Dans son propos liminaire, nommé rapporteur sur ce dossier, Pieyre-Alexandre Anglade (Renaissance) a rappelé qu'il ne s'agissait pas, pour la commission des lois, de se prononcer sur "l'opportunité" d'une telle commission d'enquête, mais bien sur sa "recevabilité". C'est à ce titre que le député en a rappelé les trois critères : "Premièrement, la proposition de résolution doit déterminer avec précision, soit les faits qui donnent lieu à enquête, soit les services ou entreprises publiques dont la commission doit examiner la gestion ; deuxièmement, la proposition de résolution ne doit pas porter sur des faits sur lesquels une commission aurait déjà conclu ses travaux depuis moins d'un an ; troisièmement, [elle] ne saurait porter sur des faits qui font l'objet d'une procédure judiciaire en cours". Pieyre-Alexandre Anglade a d'emblée fait savoir que les deuxième et troisième critères ne posaient pas de problème dans ce cas précis, avant d'émettre des "réserves" quant au respect du premier critère. Il a ainsi soulevé des risques de "dérive", d'"inquisition" propices à une forme de "règne du soupçon" généralisé, avant d'inviter le Rassemblement national à préciser "le champ et la méthode des investigations" que sa commission d’enquête comptait engager, et de la juger "juridiquement recevable mais avec de grandes réserves".
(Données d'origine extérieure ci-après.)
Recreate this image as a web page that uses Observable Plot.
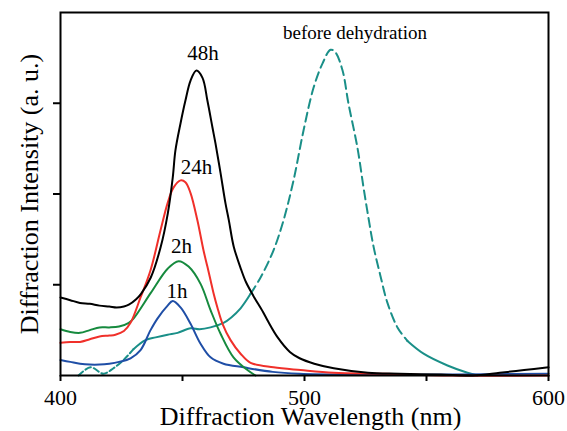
<!DOCTYPE html>
<html>
<head>
<meta charset="utf-8">
<script src="https://cdn.jsdelivr.net/npm/d3@7"></script>
<script src="https://cdn.jsdelivr.net/npm/@observablehq/plot@0.6"></script>
<style>
  html, body { margin: 0; padding: 0; background: #fff; }
  #chart svg { display: block; }
</style>
</head>
<body>
<div id="chart"></div>
<script>
// Wavelength (nm), intensity (a.u., one tick interval = 1)
const h48 = [[400,0.86],[404,0.83],[408,0.80],[412,0.79],[416,0.77],[420,0.76],[423,0.75],[426,0.76],[428,0.78],[431,0.84],[433,0.90],[437,1.08],[441,1.41],[444,1.79],[446,2.18],[447.1,2.48],[449.2,2.78],[451.2,3.03],[453.3,3.25],[455.7,3.36],[458.2,3.28],[460.2,3.03],[462.3,2.73],[463.5,2.56],[465.6,2.23],[467.6,1.90],[469,1.71],[471,1.42],[474,1.17],[476,1.03],[479,0.88],[483,0.70],[485,0.60],[489,0.42],[494,0.26],[498,0.19],[504,0.13],[512,0.08],[526,0.03],[539,0.02],[556,0.01],[569,0.0],[580,0.03],[590,0.06],[600,0.09]];
const h24 = [[400,0.36],[404,0.37],[408,0.37],[412,0.40],[416,0.43],[420,0.44],[422.5,0.45],[426,0.49],[428.7,0.58],[432.8,0.86],[436.9,1.16],[441,1.60],[443.9,1.90],[446.3,2.07],[449.2,2.15],[451.2,2.13],[453.3,2.01],[456.1,1.71],[458.6,1.38],[460.2,1.20],[461.5,1.05],[462.7,0.91],[464.3,0.75],[466.4,0.57],[469.7,0.39],[473.8,0.24],[477.9,0.14],[487.3,0.09],[498.4,0.06],[511.9,0.03],[532.4,0.02],[560,0.0],[600,0.0]];
const h2 = [[400,0.51],[404,0.48],[408,0.47],[412,0.50],[416,0.53],[420,0.53],[424,0.54],[428,0.58],[430,0.63],[437,0.91],[444,1.18],[448.4,1.26],[452.5,1.20],[457.4,1.01],[461.5,0.72],[465.6,0.46],[470.9,0.20],[476.6,0.06],[479.9,0.0]];
const h1 = [[400,0.17],[404,0.15],[408,0.13],[412,0.12],[416,0.12],[420,0.13],[424,0.15],[428.7,0.19],[432.8,0.28],[436.9,0.50],[439.8,0.63],[443.9,0.77],[446,0.82],[449.2,0.75],[453.3,0.57],[457.4,0.35],[461.5,0.20],[466.8,0.13],[475,0.09],[487,0.04],[498,0.02],[520,0.01],[560,0.01],[600,0.02]];
const before = [[407.4,0.0],[412.3,0.09],[417.6,0.02],[421.7,0.08],[425.8,0.17],[429.9,0.29],[434.8,0.39],[439,0.42],[443.9,0.45],[448,0.47],[453.3,0.52],[457,0.51],[461.5,0.53],[466.8,0.58],[470,0.64],[473.8,0.74],[477.9,0.90],[482,1.08],[487.3,1.38],[491.4,1.71],[495.5,2.15],[499.6,2.70],[503.7,3.17],[507.4,3.44],[510.7,3.59],[512.7,3.56],[515.6,3.36],[518,3.00],[521.7,2.51],[524.2,2.07],[526.2,1.74],[528.3,1.42],[531.1,1.10],[534,0.80],[538.1,0.53],[542.2,0.38],[548.8,0.24],[558.6,0.11],[566.8,0.03],[570.9,0.0]];

const labels = ["48h", "24h", "2h", "1h", "before dehydration"];
const labelX = [458.4, 455.7, 449.6, 447.7, 520.7];
const labelY = [3.55, 2.30, 1.42, 0.93, 3.77];
const labelSize = [21, 21, 21, 21, 19];

const xTicks = [400, 450, 500, 550, 600];
const xTickLabels = [400, 500, 600];
const yTicks = [1, 2, 3];
const xTitle = "Diffraction Wavelength (nm)";
const yTitle = "Diffraction Intensity (a. u.)";

const serif = "'Liberation Serif', 'Times New Roman', 'DejaVu Serif', serif";
const lineOpts = {x: d => d[0], y: d => d[1], strokeWidth: 2, curve: "catmull-rom"};

const seg = (a, b) => before.filter(d => d[0] >= a && d[0] <= b);
const labelData = labels.map((t, i) => ({t, x: labelX[i], y: labelY[i], s: labelSize[i]}));

const chart = Plot.plot({
  width: 567,
  height: 431,
  marginLeft: 60,
  marginRight: 19,
  marginTop: 12,
  marginBottom: 56,
  style: {fontFamily: serif, background: "#fff", color: "#000"},
  x: {domain: [400, 600]},
  y: {domain: [0, 4]},
  marks: [
    Plot.line(seg(407, 430), {...lineOpts, stroke: "#1a8f88", strokeDasharray: "6,3"}),
    Plot.line(seg(429.9, 478), {...lineOpts, stroke: "#1a8f88"}),
    Plot.line(seg(477.9, 542.2), {...lineOpts, stroke: "#1a8f88", strokeDasharray: "9,5"}),
    Plot.line(seg(542.2, 571), {...lineOpts, stroke: "#1a8f88"}),
    Plot.line(h1, {...lineOpts, stroke: "#1f4ea6"}),
    Plot.line(h2, {...lineOpts, stroke: "#168a3e"}),
    Plot.line(h24, {...lineOpts, stroke: "#f0302a"}),
    Plot.line(h48, {...lineOpts, stroke: "#000"}),
    ...labelData.map(d => Plot.text([d], {x: "x", y: "y", text: "t", fontSize: d.s, fill: "#000", fontFamily: serif})),
    Plot.axisX({ticks: xTicks, tickSize: 6, tickFormat: () => "", strokeWidth: 2, label: null}),
    Plot.axisX({ticks: xTickLabels, tickSize: 0, tickPadding: 14, fontSize: 22, label: null, fill: "#000"}),
    Plot.axisY({ticks: yTicks, tickSize: 7, tickFormat: () => "", strokeWidth: 2, label: null}),
    Plot.frame({stroke: "#000", strokeWidth: 2}),
    Plot.text([xTitle], {frameAnchor: "bottom", textAnchor: "middle", lineAnchor: "middle", dx: 6, dy: 41, fontSize: 26, fill: "#000", fontFamily: serif}),
    Plot.text([yTitle], {frameAnchor: "left", textAnchor: "middle", lineAnchor: "middle", dx: -31, rotate: -90, fontSize: 26, fill: "#000", fontFamily: serif})
  ]
});
document.getElementById("chart").appendChild(chart);
</script>
</body>
</html>
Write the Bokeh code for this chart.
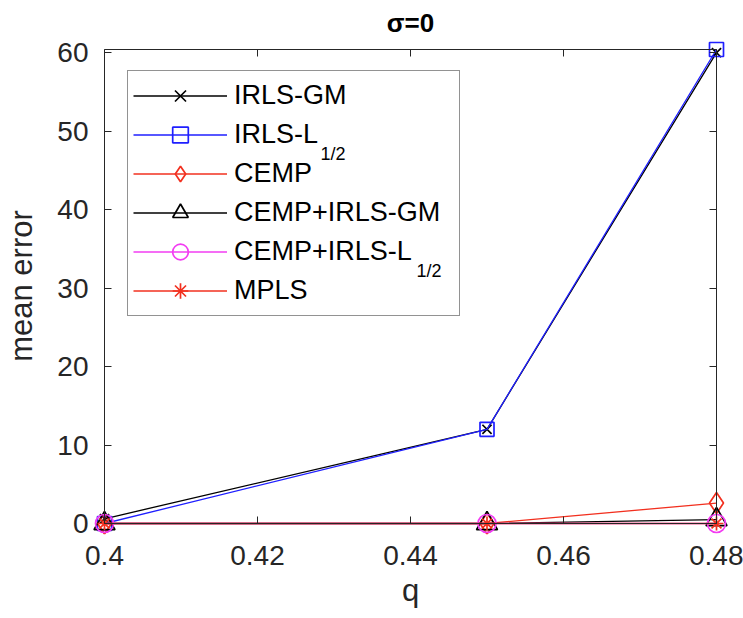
from bokeh.plotting import figure
from bokeh.models import (Range1d, FixedTicker, LinearAxis, Legend, LegendItem)
from bokeh.embed import file_html
from bokeh.resources import INLINE

# ---- data ----
q = [0.4, 0.45, 0.48]
irls_gm = [0.6, 12.0, 60.0]
irls_half = [0.0, 12.0, 60.4]
cemp = [0.0, 0.0, 2.6]
cemp_irls_gm = [0.0, 0.0, 0.5]
cemp_irls_half = [0.0, 0.0, 0.0]
mpls = [0.0, 0.0, 0.0]

x_ticks = [0.4, 0.42, 0.44, 0.46, 0.48]
x_tick_labels = ["0.4", "0.42", "0.44", "0.46", "0.48"]
y_ticks = [0, 10, 20, 30, 40, 50, 60]
y_tick_labels = ["0", "10", "20", "30", "40", "50", "60"]
subscript = "1/2"

FONT = "Liberation Sans"
TXT = "#262626"

all_vals = irls_gm + irls_half + cemp + cemp_irls_gm + cemp_irls_half + mpls
xmin, xmax = min(q), max(q)
ymin, ymax = min(all_vals), max(all_vals)

# ---- layout (pixels) ----
W, H = 743, 618
BOX_L, BOX_R, BOX_T, BOX_B = 104, 716, 49, 523   # visible axes box
PAD, PAD_B = 12, 11                               # room so edge markers are not clipped
sx = (BOX_R - BOX_L) / (xmax - xmin)
sy = (BOX_B - BOX_T) / (ymax - ymin)

p = figure(width=W, height=H,
           x_range=Range1d(xmin - PAD / sx, xmax + PAD / sx),
           y_range=Range1d(ymin - PAD_B / sy, ymax + PAD / sy),
           output_backend="svg", toolbar_location=None,
           min_border_left=BOX_L - PAD, min_border_right=W - BOX_R - PAD,
           min_border_top=BOX_T - PAD, min_border_bottom=H - BOX_B - PAD_B)
p.background_fill_color = "white"
p.border_fill_color = "white"
p.outline_line_color = None
p.xgrid.visible = False
p.ygrid.visible = False

p.title.text = "σ=0"
p.title.text_font = FONT
p.title.text_font_style = "bold"
p.title.text_font_size = "26px"
p.title.text_color = "black"
p.title.align = "center"
p.title.standoff = 0
p.title.offset = -8


def common(ax):
    ax.minor_tick_line_color = None
    ax.major_label_text_font = FONT
    ax.major_label_text_color = TXT
    ax.axis_label_text_font = FONT
    ax.axis_label_text_color = TXT
    ax.axis_label_text_font_style = "normal"


# label-only axes at the frame edges
xa = p.xaxis[0]
common(xa)
xa.ticker = FixedTicker(ticks=x_ticks)
xa.major_label_overrides = {t: l for t, l in zip(x_ticks, x_tick_labels)}
xa.axis_line_color = None
xa.major_tick_line_color = None
xa.major_tick_in = 0
xa.major_tick_out = 0
xa.major_label_text_font_size = "28px"
xa.major_label_standoff = 22 - PAD_B
xa.axis_label = "q"
xa.axis_label_text_font_size = "31px"
xa.axis_label_standoff = 5

ya = p.yaxis[0]
common(ya)
ya.ticker = FixedTicker(ticks=y_ticks)
ya.major_label_overrides = {t: l for t, l in zip(y_ticks, y_tick_labels)}
ya.axis_line_color = None
ya.major_tick_line_color = None
ya.major_tick_in = 0
ya.major_tick_out = 0
ya.major_label_text_font_size = "28px"
ya.major_label_standoff = 16 - PAD
ya.axis_label = "mean error"
ya.axis_label_text_font_size = "31px"
ya.axis_label_standoff = 15

# box axes (lines + inward ticks, no labels) at the data limits
for side, ticks, loc, bounds in [("below", x_ticks, ymin, (xmin, xmax)),
                                 ("above", x_ticks, ymax, (xmin, xmax)),
                                 ("left", y_ticks, xmin, (ymin, ymax)),
                                 ("right", y_ticks, xmax, (ymin, ymax))]:
    ax = LinearAxis(fixed_location=loc, bounds=bounds,
                    ticker=FixedTicker(ticks=ticks))
    ax.minor_tick_line_color = None
    ax.major_label_text_color = None
    ax.major_label_standoff = 0
    ax.major_tick_in = 7
    ax.major_tick_out = 0
    ax.axis_line_color = TXT
    ax.major_tick_line_color = TXT
    p.add_layout(ax, side)

BLACK = "#000000"
BLUE = "#1f1fff"
RED = "#f2301f"
MAG = "#f23cf2"
LW = 1.3

series = [
    ("IRLS-GM", irls_gm, BLACK, "x", 13),
    ("IRLS-L", irls_half, BLUE, "square", 14),
    ("CEMP", cemp, RED, "diamond", 21),
    ("CEMP+IRLS-GM", cemp_irls_gm, BLACK, "triangle", 21),
    ("CEMP+IRLS-L", cemp_irls_half, MAG, "circle", 18),
    ("MPLS", mpls, RED, "asterisk", 14),
]

items = []
for name, ys, col, mk, sz in series:
    lr = p.line(q, ys, line_color=col, line_width=LW)
    sr = p.scatter(q, ys, marker=mk, size=sz, line_color=col,
                   fill_color=None, line_width=1.7)
    items.append(LegendItem(label=name, renderers=[lr, sr]))

# legend box: page x 127..460, y 72..316
LEG_L, LEG_B = 127, 316
legend = Legend(items=items,
                location=(LEG_L - (BOX_L - PAD), (BOX_B + PAD_B) - LEG_B),
                margin=0, padding=5, spacing=0, label_height=39,
                glyph_height=39, glyph_width=94, label_standoff=7,
                label_width=220, label_text_font=FONT,
                label_text_font_size="27px", label_text_color="black",
                border_line_color=TXT, border_line_width=1,
                background_fill_color="white", background_fill_alpha=0.0)
p.add_layout(legend)


def px_to_data(px, py):
    return xmin + (px - BOX_L) / sx, ymin + (BOX_B - py) / sy


# subscripts "1/2" of the two L_{1/2} legend labels
sub_x, sub_y = [], []
for (px, py) in [(320, 153), (416, 270)]:
    x, y = px_to_data(px, py)
    sub_x.append(x)
    sub_y.append(y)
p.text(x=sub_x, y=sub_y, text=[subscript, subscript],
       text_font={"value": FONT}, text_font_size="18px", text_color="black",
       text_baseline="alphabetic", text_align="left")

open("out.html", "w").write(file_html(p, INLINE))
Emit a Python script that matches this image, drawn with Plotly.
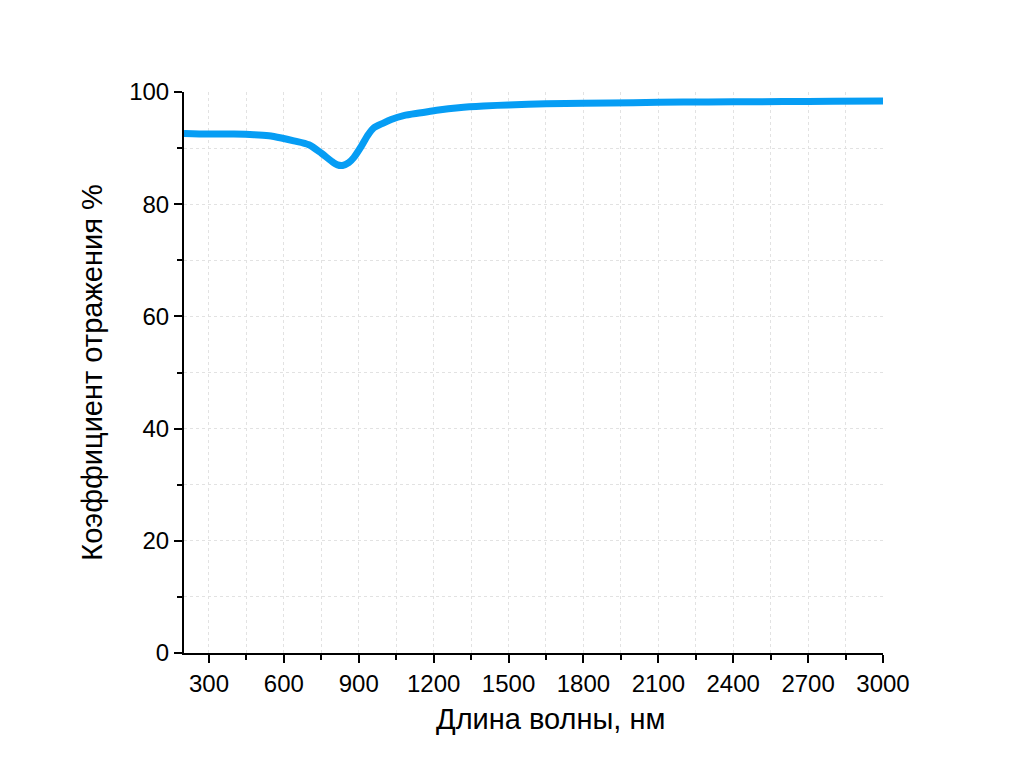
"""Reflectance spectrum plot."""

import plotly.graph_objects as go

# Wavelength, nm
wavelength = [200, 300, 400, 480, 540, 590, 640, 700, 750, 790, 815, 835, 860,
              880, 910, 935, 960, 1000, 1030, 1080, 1150, 1220, 1300, 1400,
              1500, 1650, 1800, 2000, 2200, 2400, 2600, 2800, 3000]
# Reflectance, %
reflectance = [92.6, 92.5, 92.5, 92.4, 92.2, 91.8, 91.3, 90.6, 89.1, 87.7,
               87.0, 86.9, 87.4, 88.3, 90.3, 92.2, 93.6, 94.5, 95.1, 95.8,
               96.3, 96.8, 97.2, 97.5, 97.7, 97.9, 98.0, 98.1, 98.2, 98.25,
               98.3, 98.35, 98.4]

x_title = "Длина волны, нм"
y_title = "Коэффициент отражения %"

fig = go.Figure()

fig.add_trace(
    go.Scatter(
        x=wavelength,
        y=reflectance,
        mode="lines",
        line=dict(color="#069DF4", width=7, shape="spline", smoothing=0.8),
        showlegend=False,
    )
)

grid_style = dict(
    showgrid=True,
    gridcolor="#e2e2e2",
    gridwidth=1,
    griddash="dot",
)

fig.update_xaxes(
    range=[200, 3000],
    tick0=300,
    dtick=300,
    ticks="outside",
    ticklen=8,
    tickwidth=2,
    tickcolor="black",
    showline=True,
    linecolor="black",
    linewidth=2,
    zeroline=False,
    minor=dict(
        tick0=150, dtick=150, ticks="outside", ticklen=5, tickwidth=2,
        tickcolor="black", **grid_style
    ),
    tickfont=dict(size=24),
    **grid_style,
)
fig.update_yaxes(
    range=[0, 100],
    tick0=0,
    dtick=20,
    ticks="outside",
    ticklen=8,
    tickwidth=2,
    tickcolor="black",
    showline=True,
    linecolor="black",
    linewidth=2,
    zeroline=False,
    minor=dict(
        tick0=0, dtick=10, ticks="outside", ticklen=5, tickwidth=2,
        tickcolor="black", **grid_style
    ),
    title=dict(text=y_title, font=dict(size=29), standoff=18),
    tickfont=dict(size=24),
    **grid_style,
)

# X-axis title is placed slightly right of centre, as in the original
fig.add_annotation(
    text=x_title,
    xref="paper",
    yref="paper",
    x=0.524,
    y=0,
    xanchor="center",
    yanchor="middle",
    yshift=-66,
    showarrow=False,
    font=dict(size=29),
)

fig.update_layout(
    width=1024,
    height=784,
    margin=dict(l=176, r=149, t=84, b=139),
    plot_bgcolor="white",
    paper_bgcolor="white",
    font=dict(family="Liberation Sans, Arial, sans-serif", color="black"),
)

fig.write_html("out.html")
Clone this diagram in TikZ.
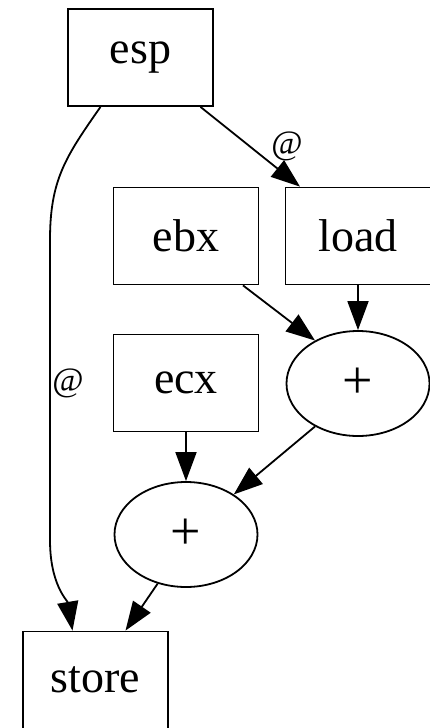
\documentclass[tikz,border=0pt]{standalone}
\usepackage{fontspec}
\setmainfont{Liberation Serif}
\usetikzlibrary{shapes.geometric,arrows.meta}

\begin{document}
\begin{tikzpicture}[x=1pt, y=-1pt,
    reg/.style={draw, line width=1.8pt, minimum width=145pt, minimum height=97pt,
        inner sep=0pt, font=\fontsize{46}{50}\selectfont},
    op/.style={draw, ellipse, line width=1.8pt, minimum width=143pt, minimum height=105pt,
        inner sep=0pt, font=\fontsize{54}{58}\selectfont},
    lbl/.style={inner sep=0pt, font=\fontsize{34}{36}\selectfont},
    edge/.style={line width=1.8pt, -{Triangle[length=29pt, width=21pt]}}]
    \useasboundingbox (0,0) rectangle (429,728);
    % nodes
    \node[reg] (esp) at (140.5,57.5) {esp};
    \node[reg] (ebx) at (186,236) {ebx};
    \node[reg] (load) at (358,236) {load};
    \node[op] (add1) at (358,383.5) {+};
    \node[reg] (ecx) at (186,383) {ecx};
    \node[op] (add2) at (186,534.5) {+};
    \node[reg] (store) at (95.5,680) {store};
    \node[lbl] (at1) at (287,146) {@};
    \node[lbl] (at2) at (68,383) {@};
    % edges
    \draw[edge] ([xshift=60pt]esp.south) -- ([xshift=-58pt]load.north);
    \draw[edge] ([xshift=-40pt]esp.south) .. controls +(-35,50) and +(0,-60) .. (50,240)
        -- (50,540) .. controls +(0,45) and +(-5,-30) .. ([xshift=-23pt]store.north);
    \draw[edge] ([xshift=57pt]ebx.south) -- (add1.135);
    \draw[edge] (load) -- (add1);
    \draw[edge] (add1.225) -- (add2.40);
    \draw[edge] (ecx) -- (add2);
    \draw[edge] (add2.240) -- ([xshift=30pt]store.north);
\end{tikzpicture}
\end{document}
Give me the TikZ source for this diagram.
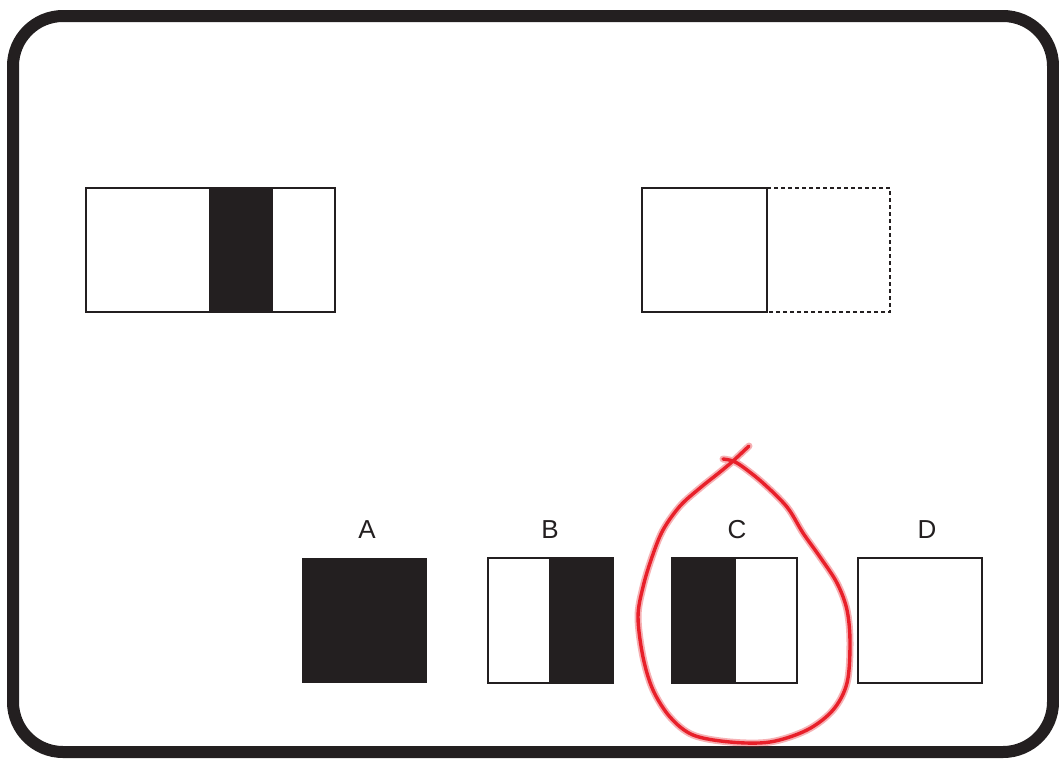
\documentclass[tikz,border=0pt]{standalone}
\usepackage{fontspec}
\setmainfont{Liberation Sans}
\definecolor{ink}{HTML}{231F20}
\definecolor{pen}{HTML}{E8202A}
\begin{document}
\begin{tikzpicture}[x=1pt,y=-1pt,
  frame/.style={draw=ink,line width=12pt,rounded corners=50pt},
  boxline/.style={draw=ink,line width=1.8pt},
  band/.style={fill=ink,draw=none},
  dashline/.style={draw=ink,line width=1.6pt,dash pattern=on 4pt off 3pt},
  lbl/.style={text=ink,font=\fontsize{26}{28}\selectfont,inner sep=0pt,anchor=base},
  halo/.style={draw=pen,opacity=0.35,line width=7pt,line cap=round,line join=round},
  ink pen/.style={draw=pen,line width=3.4pt,line cap=round,line join=round}]
\useasboundingbox (0,0) rectangle (1059,758);
\fill[white] (0,0) rectangle (1059,758);
\draw[frame] (13,16) rectangle (1053,752);
% top-left stimulus
\fill[band] (209,188) rectangle (273,312);
\draw[boxline] (86,188) rectangle (335,312);
% top-right stimulus
\draw[dashline] (767,188) -- (890,188) -- (890,312) -- (767,312);
\draw[boxline] (642,188) rectangle (767,312);
% options
\fill[band] (302,558) rectangle (427,683);
\fill[band] (549,558) rectangle (613,683);
\draw[boxline] (488,558) rectangle (613,683);
\fill[band] (672,558) rectangle (736,683);
\draw[boxline] (672,558) rectangle (797,683);
\draw[boxline] (858,558) rectangle (982,683);
\node[lbl] (la) at (367,538) {A};
\node[lbl] (lb) at (550,538) {B};
\node[lbl] (lc) at (737,538) {C};
\node[lbl] (ld) at (927,538) {D};
% red loop
\def\looppath{plot[smooth,tension=0.55] coordinates {(749,446) (733,461) (720,472) (700,488) (680,506) (663,530) (652,557) (643,587) (638,617) (643,657) (653,690) (670,717) (693,735) (730,742) (770,742) (807,730) (833,710) (847,683) (850,643) (847,610) (837,583) (820,557) (803,533) (787,507) (763,483) (743,467) (733,461) (723,459)}}
\draw[halo] \looppath;
\draw[ink pen] \looppath;
\end{tikzpicture}
\end{document}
Le président de la commission des Lois, Sacha Houlié (Renaissance), a lui aussi suggéré au Rassemblement national de resserrer son objet sur des "faits déterminés", au risque dans le cas contraire de "chercher des choses qui n’existent pas", pouvant conduire à une "dénaturation du rôle du contrôle du Parlement". Cécile Untermaier (Socialistes) a également indiqué que c'était "la première fois" qu"elle se trouvait face à une commission d'enquête "aussi large dans son champ d’investigation". Enfin, Erwan Balanant (Démocrate) a évoqué des "critères juridiques qui ne sont pas vraiment maîtrisés" et jugé nécessaire que le périmètre de la commission d'enquête soit "recentré".
L'auteur de la proposition de résolution, Jean-Philippe Tanguy (Rassemblement national), a répondu aux inquiétudes de ses collègues par une métaphore marine, en lien avec ses origines boulonnaises : "En tant que natif de Boulogne-sur-mer, et descendant d'une grande lignée de pêcheurs et de marins, vous pouvez compter sur moi pour que les filets de la commission ne soient non pas dérivants et soumis aux quatre vents, mais très précis et très définis". "La largesse n'est pas l'imprécision", a-t-il également affirmé, avant de souligner que "l'ampleur des sujets qui sont apparus dans le débat public français, lancés d'ailleurs par tous les partis politiques, couvre un espace effectivement important".
La plupart des groupes a néanmoins considéré qu'il s'avérait légitime que le Rassemblement national puisse voir son droit de tirage satisfait, au nom des principes fondamentaux du Parlement. Aucun groupe ne s'est donc prononcé contre la mise en place de la commission d'enquête, même si certains, à l'instar de Jean-François Coulomme (La France insoumise), ont indiqué ne pas être dupes de l'intention du RN de "laver son honneur" au travers de cet outil. Jean-Philippe Tanguy ne s'en était d'ailleurs pas caché, le 27 octobre dernier, à l'occasion de la conférence de presse annonçant la volonté de son groupe de lancer une telle commission d'enquête. "Le but de cette commission est simple : mettre fin à cette manipulation démocratique à laquelle nous assistons depuis plusieurs années, avec une virulence et un cynisme particulièrement révoltants pendant la présidentielle, où sans aucun fondement, le Rassemblement national a été accusé de représenter les intérêts de puissances étrangères", avait ainsi déclaré le député de la Somme. Marine Le Pen avait contracté un prêt de 10,6 millions d’euros auprès d'une banque hongroise pour financer sa dernière campagne présidentielle, après avoir souscrit un prêt auprès d'une banque russe en 2014, justifiant ces emprunts par le refus des banques françaises.
"Peut-être peut-on souhaiter qu’à la fin, l’arroseur soit l’arrosé", a avancé la députée communiste Elsa Faucillon (Gauche démocrate et républicaine), avant de se prononcer à son tour pour que le RN puisse exercer son droit de tirage. Lors de sa conférence de presse du 27 octobre, Jean-Philippe Tanguy avait indiqué que la commission d'enquête pourrait notamment se pencher sur les relais d'influence de la Chine au Parlement, ou encore sur le rôle de la France dans le fait que le Qatar soit choisi pour accueillir la Coupe du monde qui a lieu actuellement.